Question

The shadow of a tower standing on level ground is found to be 40 m longer when the sun’s altitude is ${{30}^{\circ }}$ than when it was ${{60}^{\circ }}$. Find the height of the tower. (Given $\sqrt{3}=1.732$)

Answer 1

Hint: We have to first make the figure of the given conditions. We take the altitude and the shadow in the form of a right-angled triangle. We use the trigonometric identity of $\cot \theta $ to form the length of the shadow in the form of the height of the tower. We have the difference between the two shadows and form the equation. We solve it to find the height of the tower.

Complete step-by-step solution
First, we try to form the image from the given conditions. Given that the shadow of a tower standing on level ground is found to be 40 m longer when the sun’s altitude is ${{30}^{\circ }}$ than when it was ${{60}^{\circ }}$.
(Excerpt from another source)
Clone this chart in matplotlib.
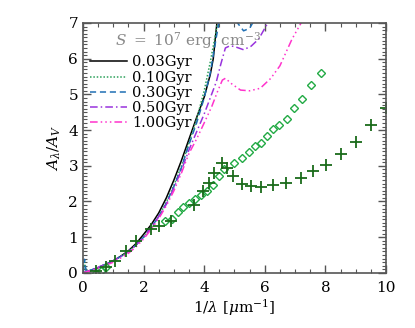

Let’s assume AB is the tower standing on level ground with height x m. So, $AB=x$.
The sun is on the left side of the tower and is casting a shadow on the right side.
When the sun’s altitude is ${{60}^{\circ }}$, it casts a shadow in the form of BD and when the sun’s altitude is ${{30}^{\circ }}$, it casts a shadow in the form of BC. The difference is 40m.
So, $\angle BDA={{60}^{\circ }},\angle BCA={{30}^{\circ }},BC-BD=40$.
We want to form the last equation in the form of the height of AB which is x.
The tower is vertical on the ground. So, $\angle ABC={{90}^{\circ }}$.
We now use trigonometric identities to find the values of BD and BC with respect to AB.
In $\Delta ABD$, $\cot \angle BDA=\dfrac{BD}{AB}$. Putting the values, we get value of BD as
$\begin{align}
  & \cot \angle BDA=\dfrac{BD}{AB} \\
 & \Rightarrow \dfrac{BD}{x}=\cot {{60}^{\circ }}=\dfrac{1}{\sqrt{3}} \\
 & \Rightarrow BD=\dfrac{x}{\sqrt{3}} \\
\end{align}$.
Now in $\Delta ABC$, $\cot \angle BCA=\dfrac{BC}{AB}$. Putting the values, we get value of BC as
$\begin{align}
  & \cot \angle BCA=\dfrac{BC}{AB} \\
 & \Rightarrow \dfrac{BC}{x}=\cot {{30}^{\circ }}=\sqrt{3} \\
 & \Rightarrow BC=\sqrt{3}x \\
\end{align}$.
We have the equation $BC-BD=40$. We put the values.
$\begin{align}
  & BC-BD=40 \\
 & \Rightarrow \sqrt{3}x-\dfrac{x}{\sqrt{3}}=40 \\
 & \Rightarrow \dfrac{2x}{\sqrt{3}}=40 \\
 & \Rightarrow x=\dfrac{40\times \sqrt{3}}{2}=20\sqrt{3} \\
 & \Rightarrow x=20\times 1.732=34.64 \\
\end{align}$.
Therefore, the length of the tower is 34.64m.

Note: We need to keep in mind that the only way it can be expressed in the form of identity when the triangles are right-angle triangles. The sides were taken with respect to the angle. We have taken the base and the height of the angle. The hypotenuse part always remains intact.